ABSTRACT

The search for a parsimonious set of psychological treatment procedures that may be efficacious across the emotional disorders must necessarily begin with an understanding of how much these disorders overlap in terms of their occurrence and etiology. We know that disorders characterized by high levels of emotional dysregulation and inappropriate emotional responding, particularly anxiety and unipolar depressive disorders, are common. These disorders are also chronic and extremely costly, begin in late childhood and continue through adulthood, and tend to co-occur at high rates (Angold, Costello, & Erklani, 1999; Barlow, 2002; Kovacs & Devlin, 1998). As noted by Orvaschel, Lewinsohn, and Seeley (1995), experience of a childhood or adolescent anxiety disorder may not only predict the presentation of later anxiety symptomatology, it may also be associated with the development of a mood disorder.

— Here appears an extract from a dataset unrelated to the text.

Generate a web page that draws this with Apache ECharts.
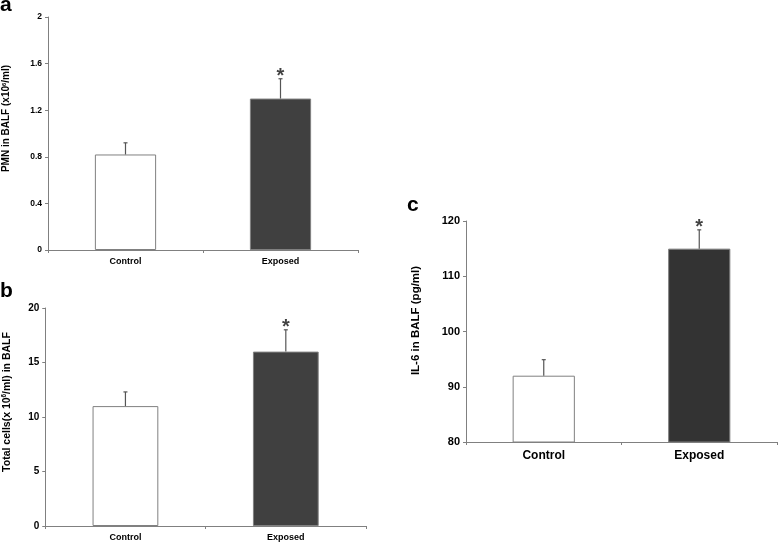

These authors found that roughly two-thirds (64.5%) of adolescents with a primary anxiety disorder diagnosis later developed a diagnosis of a depressive disorder. Similarly, rates of current and lifetime comorbidity between emotional disorders in adulthood are very high. Brown, Campbell, Lehman, Grisham, and Mancill (2001) indicate that of 1,127 patients carefully assessed for anxiety and depressive disorders using the Anxiety Disorders Interview Schedule for the DSM—IV, Lifetime Version (ADIS-IV-L, 1994), 55% presented with a principal mood or anxiety disorder and at least one additional mood or anxiety disorder at the time of assessment, even with conservative DSM—IV hierarchical diagnostic rules applied. When lifetime prevalence rates were calculated, this figure increased to 76% of patients experiencing an additional anxiety or mood disorder sometime in their lifespan (Brown et al., 2001).